• _What you need to do_
Only the lines from the one containing "Convert this chart to Plotly.js code." down to the one containing "Serif', 'Times New" should be printed, exactly as they stand, ends included.

• _Material supplied_
────────────────

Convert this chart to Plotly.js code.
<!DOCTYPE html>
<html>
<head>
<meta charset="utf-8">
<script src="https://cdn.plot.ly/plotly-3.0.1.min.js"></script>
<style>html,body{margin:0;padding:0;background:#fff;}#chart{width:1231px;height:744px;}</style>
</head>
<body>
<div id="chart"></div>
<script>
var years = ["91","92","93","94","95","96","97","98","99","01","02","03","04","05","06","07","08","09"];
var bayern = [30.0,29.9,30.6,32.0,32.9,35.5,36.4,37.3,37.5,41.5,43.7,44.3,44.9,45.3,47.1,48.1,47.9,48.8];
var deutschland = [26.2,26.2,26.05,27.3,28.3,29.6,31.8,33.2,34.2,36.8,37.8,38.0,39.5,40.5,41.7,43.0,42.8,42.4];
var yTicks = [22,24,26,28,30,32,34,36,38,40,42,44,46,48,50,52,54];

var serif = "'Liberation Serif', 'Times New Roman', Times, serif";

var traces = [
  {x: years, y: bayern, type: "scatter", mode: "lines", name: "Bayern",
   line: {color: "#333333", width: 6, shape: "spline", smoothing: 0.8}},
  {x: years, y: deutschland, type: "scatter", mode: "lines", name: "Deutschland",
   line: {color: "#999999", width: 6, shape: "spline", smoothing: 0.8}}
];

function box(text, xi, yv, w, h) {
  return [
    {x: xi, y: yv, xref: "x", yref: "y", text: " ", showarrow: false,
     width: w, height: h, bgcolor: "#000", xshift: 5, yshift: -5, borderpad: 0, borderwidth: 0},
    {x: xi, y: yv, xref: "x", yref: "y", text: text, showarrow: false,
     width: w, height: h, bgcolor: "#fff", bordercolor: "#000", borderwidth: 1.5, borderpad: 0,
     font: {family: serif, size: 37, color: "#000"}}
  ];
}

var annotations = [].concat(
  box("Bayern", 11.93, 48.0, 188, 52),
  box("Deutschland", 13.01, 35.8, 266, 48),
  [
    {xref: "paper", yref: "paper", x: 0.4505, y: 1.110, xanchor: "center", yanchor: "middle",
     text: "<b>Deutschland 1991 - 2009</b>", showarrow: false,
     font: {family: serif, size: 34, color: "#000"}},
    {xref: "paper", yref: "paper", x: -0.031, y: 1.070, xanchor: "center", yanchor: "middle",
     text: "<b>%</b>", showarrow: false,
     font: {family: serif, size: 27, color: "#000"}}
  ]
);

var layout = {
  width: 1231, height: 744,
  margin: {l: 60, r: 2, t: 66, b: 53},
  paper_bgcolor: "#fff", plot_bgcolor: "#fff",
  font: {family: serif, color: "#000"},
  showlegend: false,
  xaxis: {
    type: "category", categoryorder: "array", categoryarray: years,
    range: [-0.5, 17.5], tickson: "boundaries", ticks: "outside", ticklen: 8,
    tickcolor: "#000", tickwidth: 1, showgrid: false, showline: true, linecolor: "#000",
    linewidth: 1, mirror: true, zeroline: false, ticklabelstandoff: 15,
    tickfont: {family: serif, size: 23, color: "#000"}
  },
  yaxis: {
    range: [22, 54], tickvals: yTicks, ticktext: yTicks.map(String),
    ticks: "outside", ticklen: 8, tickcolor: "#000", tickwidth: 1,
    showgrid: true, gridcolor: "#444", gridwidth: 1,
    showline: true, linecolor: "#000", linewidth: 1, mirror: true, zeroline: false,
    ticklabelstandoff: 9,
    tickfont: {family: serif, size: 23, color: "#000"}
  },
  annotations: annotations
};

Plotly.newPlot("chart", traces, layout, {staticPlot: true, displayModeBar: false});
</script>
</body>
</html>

────────────────

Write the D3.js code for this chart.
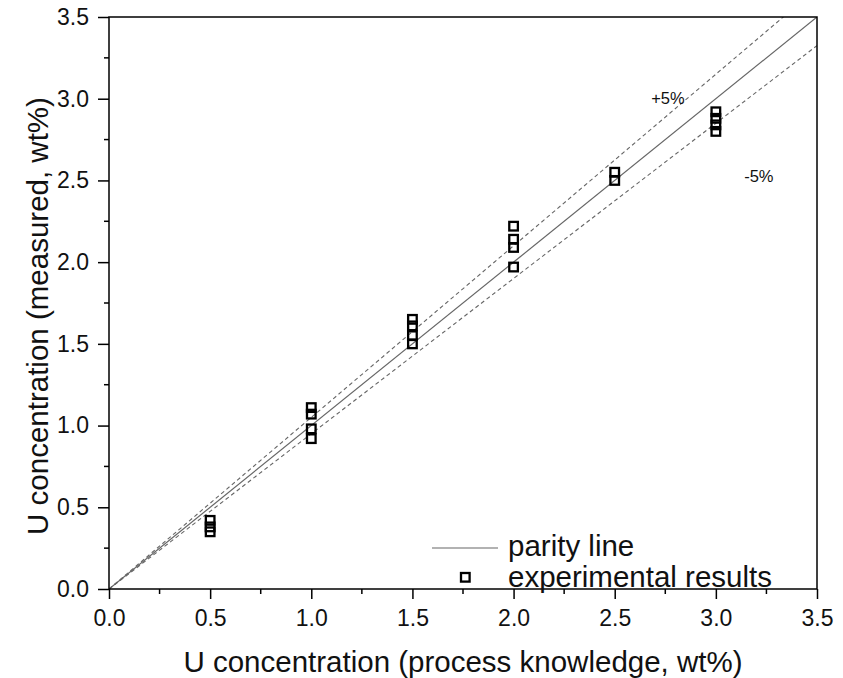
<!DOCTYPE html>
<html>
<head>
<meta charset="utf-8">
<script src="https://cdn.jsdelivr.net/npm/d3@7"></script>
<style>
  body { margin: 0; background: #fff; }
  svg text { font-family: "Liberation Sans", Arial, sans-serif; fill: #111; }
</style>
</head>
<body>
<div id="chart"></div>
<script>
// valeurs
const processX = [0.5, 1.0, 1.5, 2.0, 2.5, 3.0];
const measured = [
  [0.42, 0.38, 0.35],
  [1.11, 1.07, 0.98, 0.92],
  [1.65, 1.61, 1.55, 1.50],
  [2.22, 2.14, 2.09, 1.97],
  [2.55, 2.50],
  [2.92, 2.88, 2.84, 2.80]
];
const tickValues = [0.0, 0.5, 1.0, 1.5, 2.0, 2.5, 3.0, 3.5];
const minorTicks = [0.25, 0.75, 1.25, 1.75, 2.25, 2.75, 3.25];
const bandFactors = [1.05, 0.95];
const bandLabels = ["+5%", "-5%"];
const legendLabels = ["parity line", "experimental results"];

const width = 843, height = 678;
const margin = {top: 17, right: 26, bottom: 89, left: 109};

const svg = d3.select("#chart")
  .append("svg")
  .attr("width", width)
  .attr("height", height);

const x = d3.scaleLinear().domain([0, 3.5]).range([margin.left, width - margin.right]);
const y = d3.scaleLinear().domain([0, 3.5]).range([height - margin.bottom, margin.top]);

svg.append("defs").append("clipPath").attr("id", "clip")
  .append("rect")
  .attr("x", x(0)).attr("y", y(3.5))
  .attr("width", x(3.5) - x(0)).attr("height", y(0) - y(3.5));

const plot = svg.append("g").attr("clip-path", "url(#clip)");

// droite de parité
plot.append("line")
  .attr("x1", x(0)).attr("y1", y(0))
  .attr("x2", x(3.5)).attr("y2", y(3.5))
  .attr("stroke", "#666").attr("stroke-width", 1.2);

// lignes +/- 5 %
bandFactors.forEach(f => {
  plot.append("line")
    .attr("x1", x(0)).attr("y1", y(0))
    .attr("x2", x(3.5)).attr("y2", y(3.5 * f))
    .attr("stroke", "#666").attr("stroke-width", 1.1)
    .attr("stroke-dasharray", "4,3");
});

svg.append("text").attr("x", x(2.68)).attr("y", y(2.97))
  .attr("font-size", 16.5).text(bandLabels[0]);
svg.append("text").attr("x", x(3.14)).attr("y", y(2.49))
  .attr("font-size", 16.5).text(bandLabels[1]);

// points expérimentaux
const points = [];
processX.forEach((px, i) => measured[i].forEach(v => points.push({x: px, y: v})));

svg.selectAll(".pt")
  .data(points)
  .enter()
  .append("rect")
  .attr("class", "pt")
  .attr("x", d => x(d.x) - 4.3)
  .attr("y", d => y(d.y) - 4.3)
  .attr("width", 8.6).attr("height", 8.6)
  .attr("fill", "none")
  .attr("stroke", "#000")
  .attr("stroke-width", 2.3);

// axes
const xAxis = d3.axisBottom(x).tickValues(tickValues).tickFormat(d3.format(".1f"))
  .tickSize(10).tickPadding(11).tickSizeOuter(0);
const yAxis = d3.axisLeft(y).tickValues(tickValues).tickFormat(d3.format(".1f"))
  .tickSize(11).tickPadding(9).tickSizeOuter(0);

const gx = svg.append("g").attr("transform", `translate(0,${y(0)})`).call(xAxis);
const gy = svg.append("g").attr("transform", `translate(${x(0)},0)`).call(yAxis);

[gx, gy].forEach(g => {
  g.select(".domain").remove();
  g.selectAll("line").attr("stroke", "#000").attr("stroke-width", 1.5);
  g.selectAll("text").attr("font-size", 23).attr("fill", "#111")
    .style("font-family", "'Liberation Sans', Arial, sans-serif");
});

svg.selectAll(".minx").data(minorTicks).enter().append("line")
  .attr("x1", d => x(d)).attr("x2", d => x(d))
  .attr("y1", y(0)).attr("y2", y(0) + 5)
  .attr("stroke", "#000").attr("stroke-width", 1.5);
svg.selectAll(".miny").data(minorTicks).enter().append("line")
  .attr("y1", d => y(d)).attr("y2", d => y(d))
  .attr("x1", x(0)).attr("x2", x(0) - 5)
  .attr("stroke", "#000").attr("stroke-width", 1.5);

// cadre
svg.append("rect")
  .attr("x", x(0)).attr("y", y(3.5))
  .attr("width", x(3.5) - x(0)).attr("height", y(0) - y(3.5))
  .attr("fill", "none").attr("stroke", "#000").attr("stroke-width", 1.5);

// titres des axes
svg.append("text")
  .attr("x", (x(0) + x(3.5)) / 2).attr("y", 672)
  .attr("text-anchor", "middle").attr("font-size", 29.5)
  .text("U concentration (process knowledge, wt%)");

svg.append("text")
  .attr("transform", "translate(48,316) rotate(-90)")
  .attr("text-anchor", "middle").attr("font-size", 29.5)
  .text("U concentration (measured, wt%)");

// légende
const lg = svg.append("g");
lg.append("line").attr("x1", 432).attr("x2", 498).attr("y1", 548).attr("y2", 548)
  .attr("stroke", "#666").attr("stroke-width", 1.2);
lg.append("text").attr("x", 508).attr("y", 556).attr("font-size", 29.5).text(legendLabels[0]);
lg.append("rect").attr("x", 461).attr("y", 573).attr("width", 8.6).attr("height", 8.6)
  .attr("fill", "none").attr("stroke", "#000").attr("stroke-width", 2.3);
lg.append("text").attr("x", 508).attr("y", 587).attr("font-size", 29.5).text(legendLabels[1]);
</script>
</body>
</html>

────────────────

• _Output for this task_
Convert this chart to Plotly.js code.
<!DOCTYPE html>
<html>
<head>
<meta charset="utf-8">
<script src="https://cdn.plot.ly/plotly-3.0.1.min.js"></script>
<style>html,body{margin:0;padding:0;background:#fff;}#chart{width:1231px;height:744px;}</style>
</head>
<body>
<div id="chart"></div>
<script>
var years = ["91","92","93","94","95","96","97","98","99","01","02","03","04","05","06","07","08","09"];
var bayern = [30.0,29.9,30.6,32.0,32.9,35.5,36.4,37.3,37.5,41.5,43.7,44.3,44.9,45.3,47.1,48.1,47.9,48.8];
var deutschland = [26.2,26.2,26.05,27.3,28.3,29.6,31.8,33.2,34.2,36.8,37.8,38.0,39.5,40.5,41.7,43.0,42.8,42.4];
var yTicks = [22,24,26,28,30,32,34,36,38,40,42,44,46,48,50,52,54];

var serif = "'Liberation Serif', 'Times New Roman', Times, serif";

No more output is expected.